ETN holders can hold the note until maturity or buy and sell them actively on the open exchanges where they trade alongside ETF’s.
ETF and ETN tax treatment
While ETF’s and ETN’s are similar, they tend to be taxed differently depending on the investments they hold. For example, stock and bond ETF’s are treated the same as the stocks and bonds held within the fund.
Stock ETF’s are fairly tax efficient because they don’t distribute large amounts of capital gains. Bond ETF’s usually pass interest payments to their fund holders monthly, sometimes quarterly or semi-annually.
Dividend and interest payments from ETF’s are reported annually on your 1099. Again, stock and bond ETF’s and ETN’s are taxed at long term and short term capital gain rates.

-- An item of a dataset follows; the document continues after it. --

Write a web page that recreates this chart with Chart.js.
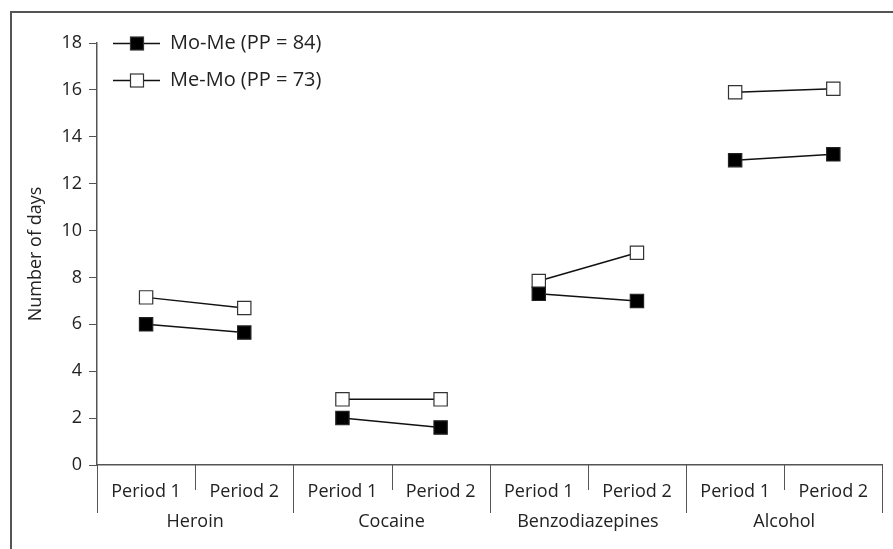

ETF’s which invest in commodities such as gold or oil are a different animal. Since they can’t buy the commodities themselves to hold, they purchase futures contracts.
Shareholder income from commodity ETFs are reported annually on a K-1. Some investors tend to be skeptical about K-1s due to their complexity or long filing times, but they accomplish the same goal as the 1099.
The most interesting part about commodity ETF’s is they are not taxed differently based on how long the investment is held. Usually, investments held for longer than 12 months are taxed at long term gains rates (currently a max of 23.8%).
Conversely, investments held for under 12 months are taxed at short term capital gains rates (currently a max of 43.4%). Commodity ETF’s are always taxed at 60% long term and 40% short term gain rates regardless the time frame the investment has been held.
ETF and ETN differences in summary
There are definitely some major differences in ETF’s and ETN’s. Most investors will never notice the differences however.
The biggest differences are between mutual funds and ETF’s/ETN’s. Mutual funds have much less in common with ETF’s/ETN’s than ETF’s/ETN’s do with each other.
It’s best to focus on the asset class you need exposure to first, ultra-low fees and expenses second, and the vehicle you use to gain that investment exposure last. Don’t get hung up on investing in ETF’s just because you’re neighbor is!